◆ Exercise directions:
Reproduce the lines below exactly, from the one containing "Recreate this image" through the one containing "wash_plus_y = [0.540, 0.191, 0.049, 0.008, 0.005, 0.003, 0.002]", both included. Leave out any pictures.

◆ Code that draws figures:
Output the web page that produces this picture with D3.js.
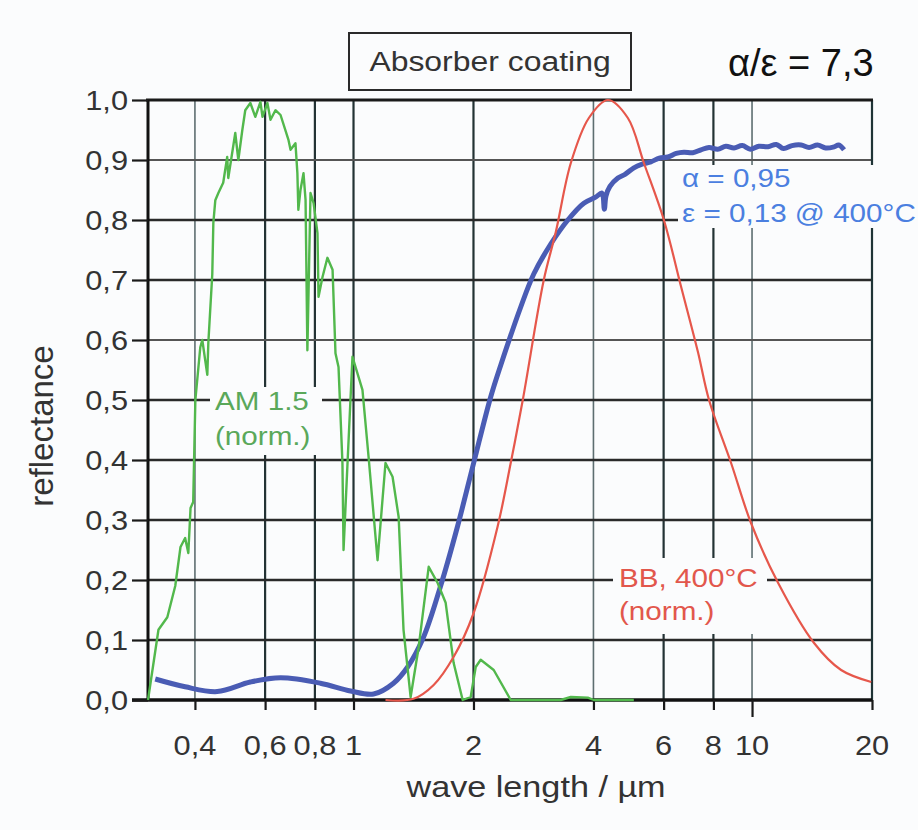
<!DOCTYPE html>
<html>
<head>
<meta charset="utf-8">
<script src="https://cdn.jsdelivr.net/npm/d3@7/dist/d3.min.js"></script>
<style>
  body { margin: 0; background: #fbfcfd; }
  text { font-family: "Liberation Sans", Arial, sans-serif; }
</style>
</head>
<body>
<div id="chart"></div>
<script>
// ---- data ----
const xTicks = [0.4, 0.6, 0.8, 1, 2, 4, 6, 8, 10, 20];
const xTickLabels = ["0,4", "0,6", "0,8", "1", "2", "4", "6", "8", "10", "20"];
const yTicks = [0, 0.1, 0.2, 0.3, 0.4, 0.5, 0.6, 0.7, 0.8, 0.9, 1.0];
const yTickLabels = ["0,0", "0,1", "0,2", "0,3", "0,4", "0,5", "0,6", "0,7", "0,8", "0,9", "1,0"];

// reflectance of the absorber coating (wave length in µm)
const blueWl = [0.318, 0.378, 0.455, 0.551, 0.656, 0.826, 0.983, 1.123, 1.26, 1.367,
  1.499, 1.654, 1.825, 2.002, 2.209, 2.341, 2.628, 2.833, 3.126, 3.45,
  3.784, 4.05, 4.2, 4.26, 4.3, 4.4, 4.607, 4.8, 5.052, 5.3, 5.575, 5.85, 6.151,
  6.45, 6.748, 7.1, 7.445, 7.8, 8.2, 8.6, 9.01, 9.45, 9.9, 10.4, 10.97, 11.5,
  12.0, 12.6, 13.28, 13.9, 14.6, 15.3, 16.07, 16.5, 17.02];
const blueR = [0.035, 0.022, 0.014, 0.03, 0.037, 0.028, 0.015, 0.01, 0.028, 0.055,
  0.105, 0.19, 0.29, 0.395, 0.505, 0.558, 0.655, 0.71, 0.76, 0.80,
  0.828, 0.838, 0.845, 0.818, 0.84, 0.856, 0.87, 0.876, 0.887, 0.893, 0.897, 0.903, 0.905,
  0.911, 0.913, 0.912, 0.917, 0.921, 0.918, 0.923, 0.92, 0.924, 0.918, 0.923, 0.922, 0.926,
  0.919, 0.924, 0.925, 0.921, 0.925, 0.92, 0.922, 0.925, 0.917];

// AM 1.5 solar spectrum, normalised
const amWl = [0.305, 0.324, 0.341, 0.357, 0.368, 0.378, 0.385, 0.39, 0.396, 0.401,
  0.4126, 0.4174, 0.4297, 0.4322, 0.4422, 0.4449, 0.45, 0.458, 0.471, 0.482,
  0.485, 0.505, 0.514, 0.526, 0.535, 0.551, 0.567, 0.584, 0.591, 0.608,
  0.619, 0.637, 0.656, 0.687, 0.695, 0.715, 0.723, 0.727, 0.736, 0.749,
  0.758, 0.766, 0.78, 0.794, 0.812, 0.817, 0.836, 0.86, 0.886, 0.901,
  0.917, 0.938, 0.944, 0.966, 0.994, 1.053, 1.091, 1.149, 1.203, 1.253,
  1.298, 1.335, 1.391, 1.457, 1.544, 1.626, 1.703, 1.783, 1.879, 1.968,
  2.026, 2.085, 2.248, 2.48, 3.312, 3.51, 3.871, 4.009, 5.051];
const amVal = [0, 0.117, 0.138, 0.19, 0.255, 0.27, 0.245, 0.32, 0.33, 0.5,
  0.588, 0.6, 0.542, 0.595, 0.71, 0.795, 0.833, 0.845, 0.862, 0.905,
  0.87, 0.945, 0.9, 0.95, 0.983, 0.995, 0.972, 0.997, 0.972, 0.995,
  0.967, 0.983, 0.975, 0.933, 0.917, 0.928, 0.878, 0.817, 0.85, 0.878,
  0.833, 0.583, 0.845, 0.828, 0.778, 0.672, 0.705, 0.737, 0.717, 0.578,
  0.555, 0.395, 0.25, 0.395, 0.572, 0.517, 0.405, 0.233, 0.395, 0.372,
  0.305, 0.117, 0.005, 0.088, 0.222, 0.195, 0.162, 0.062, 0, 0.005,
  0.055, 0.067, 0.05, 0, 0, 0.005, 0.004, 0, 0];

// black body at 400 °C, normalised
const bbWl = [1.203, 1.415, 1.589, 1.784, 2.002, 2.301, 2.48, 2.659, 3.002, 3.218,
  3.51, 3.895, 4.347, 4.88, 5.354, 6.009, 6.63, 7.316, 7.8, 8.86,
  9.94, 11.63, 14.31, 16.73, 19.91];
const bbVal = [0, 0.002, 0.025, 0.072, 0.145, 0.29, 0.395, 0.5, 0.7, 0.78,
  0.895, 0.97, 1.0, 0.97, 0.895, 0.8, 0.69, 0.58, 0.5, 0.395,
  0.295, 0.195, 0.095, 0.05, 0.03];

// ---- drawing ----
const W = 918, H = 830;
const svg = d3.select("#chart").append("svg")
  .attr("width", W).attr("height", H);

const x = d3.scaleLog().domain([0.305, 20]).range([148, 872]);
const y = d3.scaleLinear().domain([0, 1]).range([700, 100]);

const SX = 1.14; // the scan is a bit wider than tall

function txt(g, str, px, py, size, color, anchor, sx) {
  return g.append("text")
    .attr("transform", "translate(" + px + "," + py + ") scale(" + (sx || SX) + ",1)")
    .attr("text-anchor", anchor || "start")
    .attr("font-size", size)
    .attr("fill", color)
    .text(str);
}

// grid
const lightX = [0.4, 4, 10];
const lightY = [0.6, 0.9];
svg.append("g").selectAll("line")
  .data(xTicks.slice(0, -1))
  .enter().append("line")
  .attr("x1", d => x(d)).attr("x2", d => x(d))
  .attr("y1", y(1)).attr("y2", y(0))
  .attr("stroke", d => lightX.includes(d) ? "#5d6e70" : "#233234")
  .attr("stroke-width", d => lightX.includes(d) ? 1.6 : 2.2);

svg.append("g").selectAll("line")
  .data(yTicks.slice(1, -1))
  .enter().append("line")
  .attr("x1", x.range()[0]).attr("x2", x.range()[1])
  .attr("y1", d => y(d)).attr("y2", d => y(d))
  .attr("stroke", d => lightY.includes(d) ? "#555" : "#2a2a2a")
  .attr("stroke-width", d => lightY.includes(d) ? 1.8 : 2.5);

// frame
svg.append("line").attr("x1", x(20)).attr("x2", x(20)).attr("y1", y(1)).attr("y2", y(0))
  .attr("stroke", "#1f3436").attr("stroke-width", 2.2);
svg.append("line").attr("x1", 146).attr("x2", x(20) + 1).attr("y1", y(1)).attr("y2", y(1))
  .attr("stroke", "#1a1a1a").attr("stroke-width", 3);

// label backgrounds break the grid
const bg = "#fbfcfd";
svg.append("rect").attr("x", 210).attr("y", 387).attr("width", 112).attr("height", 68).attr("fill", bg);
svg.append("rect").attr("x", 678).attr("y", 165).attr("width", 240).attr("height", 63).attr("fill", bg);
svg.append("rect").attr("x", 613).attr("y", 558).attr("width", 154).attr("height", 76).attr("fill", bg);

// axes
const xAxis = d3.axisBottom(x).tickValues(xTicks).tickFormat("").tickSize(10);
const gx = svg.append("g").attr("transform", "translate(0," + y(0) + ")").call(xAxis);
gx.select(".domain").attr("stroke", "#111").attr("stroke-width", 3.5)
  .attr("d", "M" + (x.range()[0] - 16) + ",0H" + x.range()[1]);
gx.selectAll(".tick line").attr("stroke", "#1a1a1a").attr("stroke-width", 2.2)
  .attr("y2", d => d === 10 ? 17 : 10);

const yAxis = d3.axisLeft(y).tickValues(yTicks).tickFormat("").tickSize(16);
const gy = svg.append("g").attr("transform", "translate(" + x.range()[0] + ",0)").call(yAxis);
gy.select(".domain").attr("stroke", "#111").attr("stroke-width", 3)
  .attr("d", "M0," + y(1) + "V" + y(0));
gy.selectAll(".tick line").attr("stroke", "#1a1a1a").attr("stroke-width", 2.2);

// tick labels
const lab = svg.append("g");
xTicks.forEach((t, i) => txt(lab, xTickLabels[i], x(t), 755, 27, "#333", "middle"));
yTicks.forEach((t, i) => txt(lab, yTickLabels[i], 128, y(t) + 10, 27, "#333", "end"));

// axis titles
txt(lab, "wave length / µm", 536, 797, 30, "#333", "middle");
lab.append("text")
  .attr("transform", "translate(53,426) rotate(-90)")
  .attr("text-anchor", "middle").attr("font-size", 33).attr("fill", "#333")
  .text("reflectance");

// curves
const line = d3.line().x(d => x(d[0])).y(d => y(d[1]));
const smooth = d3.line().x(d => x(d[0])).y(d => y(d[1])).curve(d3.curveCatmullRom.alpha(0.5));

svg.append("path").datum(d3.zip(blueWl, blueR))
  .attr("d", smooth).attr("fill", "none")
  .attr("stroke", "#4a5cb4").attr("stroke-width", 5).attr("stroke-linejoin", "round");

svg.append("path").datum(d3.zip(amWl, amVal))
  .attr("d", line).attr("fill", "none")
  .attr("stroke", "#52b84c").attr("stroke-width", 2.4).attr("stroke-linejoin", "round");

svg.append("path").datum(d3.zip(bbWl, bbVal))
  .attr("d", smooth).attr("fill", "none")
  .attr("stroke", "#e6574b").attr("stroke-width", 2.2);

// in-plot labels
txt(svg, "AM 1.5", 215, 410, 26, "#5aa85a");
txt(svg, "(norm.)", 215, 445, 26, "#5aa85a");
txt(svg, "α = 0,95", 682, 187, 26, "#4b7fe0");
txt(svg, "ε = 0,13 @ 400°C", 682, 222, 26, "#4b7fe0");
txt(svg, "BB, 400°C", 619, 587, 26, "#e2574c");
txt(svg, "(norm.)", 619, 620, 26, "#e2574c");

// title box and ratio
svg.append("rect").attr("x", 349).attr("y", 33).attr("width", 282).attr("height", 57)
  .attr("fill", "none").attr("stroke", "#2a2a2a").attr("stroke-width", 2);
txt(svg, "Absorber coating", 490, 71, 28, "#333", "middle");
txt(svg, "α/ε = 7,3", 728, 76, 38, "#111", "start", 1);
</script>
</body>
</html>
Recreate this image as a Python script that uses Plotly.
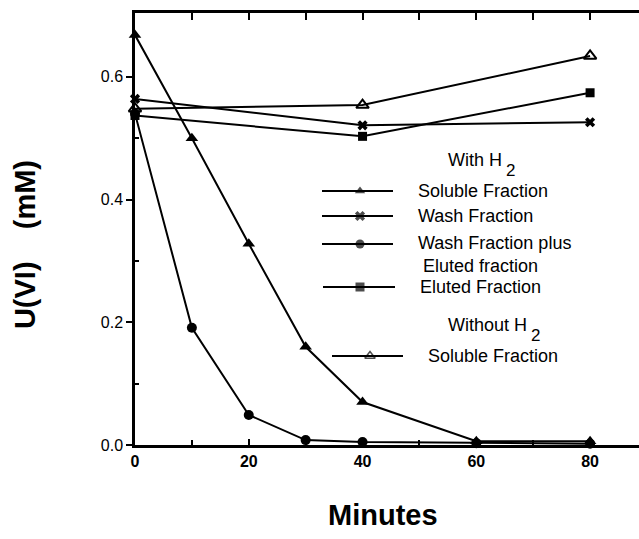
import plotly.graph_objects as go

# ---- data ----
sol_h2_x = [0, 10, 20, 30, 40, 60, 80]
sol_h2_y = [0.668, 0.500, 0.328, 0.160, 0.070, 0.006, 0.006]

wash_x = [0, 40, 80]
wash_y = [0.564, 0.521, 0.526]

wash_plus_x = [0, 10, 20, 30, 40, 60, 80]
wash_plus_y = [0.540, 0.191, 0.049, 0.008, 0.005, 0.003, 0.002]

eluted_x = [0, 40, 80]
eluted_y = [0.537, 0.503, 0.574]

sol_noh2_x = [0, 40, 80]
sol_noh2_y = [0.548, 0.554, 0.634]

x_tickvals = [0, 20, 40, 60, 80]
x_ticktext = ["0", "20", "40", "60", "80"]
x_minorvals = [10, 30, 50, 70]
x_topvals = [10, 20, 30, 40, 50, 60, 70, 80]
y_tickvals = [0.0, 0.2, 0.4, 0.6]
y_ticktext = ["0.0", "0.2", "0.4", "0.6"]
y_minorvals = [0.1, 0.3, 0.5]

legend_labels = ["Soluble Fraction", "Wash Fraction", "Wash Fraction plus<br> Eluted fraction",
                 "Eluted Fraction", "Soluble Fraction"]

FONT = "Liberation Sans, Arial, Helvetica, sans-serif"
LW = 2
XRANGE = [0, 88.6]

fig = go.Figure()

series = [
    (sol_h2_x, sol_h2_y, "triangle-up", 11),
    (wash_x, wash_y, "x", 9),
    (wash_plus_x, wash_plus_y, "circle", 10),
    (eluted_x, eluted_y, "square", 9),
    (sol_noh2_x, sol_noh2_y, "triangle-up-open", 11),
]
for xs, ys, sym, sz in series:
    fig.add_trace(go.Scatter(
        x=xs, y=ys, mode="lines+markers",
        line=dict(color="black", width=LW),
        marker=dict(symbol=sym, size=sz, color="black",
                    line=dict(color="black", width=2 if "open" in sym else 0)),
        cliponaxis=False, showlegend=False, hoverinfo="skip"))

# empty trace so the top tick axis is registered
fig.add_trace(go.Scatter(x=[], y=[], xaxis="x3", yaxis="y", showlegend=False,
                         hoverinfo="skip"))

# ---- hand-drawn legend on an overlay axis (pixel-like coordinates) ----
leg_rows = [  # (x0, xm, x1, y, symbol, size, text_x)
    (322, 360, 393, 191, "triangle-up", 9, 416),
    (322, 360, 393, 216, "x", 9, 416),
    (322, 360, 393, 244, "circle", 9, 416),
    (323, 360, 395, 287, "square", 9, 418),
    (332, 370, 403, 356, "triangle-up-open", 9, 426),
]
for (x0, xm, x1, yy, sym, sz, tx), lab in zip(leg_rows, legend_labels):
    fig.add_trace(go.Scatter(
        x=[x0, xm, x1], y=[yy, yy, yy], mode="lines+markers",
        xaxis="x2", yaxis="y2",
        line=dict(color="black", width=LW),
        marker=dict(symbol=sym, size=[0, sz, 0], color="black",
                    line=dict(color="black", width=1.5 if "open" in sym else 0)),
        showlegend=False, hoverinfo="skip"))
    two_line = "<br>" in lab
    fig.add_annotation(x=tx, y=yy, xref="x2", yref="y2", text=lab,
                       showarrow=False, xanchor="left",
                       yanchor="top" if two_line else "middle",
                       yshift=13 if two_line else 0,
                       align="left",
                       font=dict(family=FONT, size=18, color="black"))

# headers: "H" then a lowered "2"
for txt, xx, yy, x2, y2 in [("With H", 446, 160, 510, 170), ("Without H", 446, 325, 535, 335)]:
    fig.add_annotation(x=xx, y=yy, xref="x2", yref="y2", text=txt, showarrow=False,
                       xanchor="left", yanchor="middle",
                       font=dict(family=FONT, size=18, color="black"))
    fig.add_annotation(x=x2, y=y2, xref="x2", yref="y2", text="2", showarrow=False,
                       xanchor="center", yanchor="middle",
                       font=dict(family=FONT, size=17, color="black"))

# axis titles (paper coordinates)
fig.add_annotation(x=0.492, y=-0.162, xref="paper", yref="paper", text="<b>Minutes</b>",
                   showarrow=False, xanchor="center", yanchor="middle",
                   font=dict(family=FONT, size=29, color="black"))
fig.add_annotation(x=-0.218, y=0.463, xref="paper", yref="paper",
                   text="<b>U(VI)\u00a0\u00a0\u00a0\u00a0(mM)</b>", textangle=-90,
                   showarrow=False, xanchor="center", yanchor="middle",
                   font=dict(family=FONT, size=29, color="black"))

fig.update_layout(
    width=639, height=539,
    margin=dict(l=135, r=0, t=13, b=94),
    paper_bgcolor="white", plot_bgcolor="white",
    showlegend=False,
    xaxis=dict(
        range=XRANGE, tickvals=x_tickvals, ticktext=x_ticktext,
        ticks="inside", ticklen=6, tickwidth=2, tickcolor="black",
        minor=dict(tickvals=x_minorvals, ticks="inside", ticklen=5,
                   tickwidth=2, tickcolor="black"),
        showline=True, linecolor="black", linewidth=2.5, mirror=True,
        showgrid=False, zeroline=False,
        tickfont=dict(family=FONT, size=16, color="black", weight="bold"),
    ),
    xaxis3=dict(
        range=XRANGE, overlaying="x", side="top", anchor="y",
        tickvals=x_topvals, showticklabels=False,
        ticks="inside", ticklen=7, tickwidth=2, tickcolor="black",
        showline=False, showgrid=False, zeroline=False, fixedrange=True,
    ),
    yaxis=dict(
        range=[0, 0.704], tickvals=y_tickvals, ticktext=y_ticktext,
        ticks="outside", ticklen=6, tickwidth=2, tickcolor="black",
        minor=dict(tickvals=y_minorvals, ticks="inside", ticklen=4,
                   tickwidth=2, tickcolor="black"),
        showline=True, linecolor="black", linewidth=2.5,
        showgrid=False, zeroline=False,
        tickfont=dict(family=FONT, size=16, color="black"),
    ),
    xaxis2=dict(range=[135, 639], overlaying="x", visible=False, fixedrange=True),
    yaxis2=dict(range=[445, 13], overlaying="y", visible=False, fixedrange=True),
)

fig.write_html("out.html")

◆ Solution below:
Recreate this image as a Python script that uses Plotly.
import plotly.graph_objects as go

# ---- data ----
sol_h2_x = [0, 10, 20, 30, 40, 60, 80]
sol_h2_y = [0.668, 0.500, 0.328, 0.160, 0.070, 0.006, 0.006]

wash_x = [0, 40, 80]
wash_y = [0.564, 0.521, 0.526]

wash_plus_x = [0, 10, 20, 30, 40, 60, 80]
wash_plus_y = [0.540, 0.191, 0.049, 0.008, 0.005, 0.003, 0.002]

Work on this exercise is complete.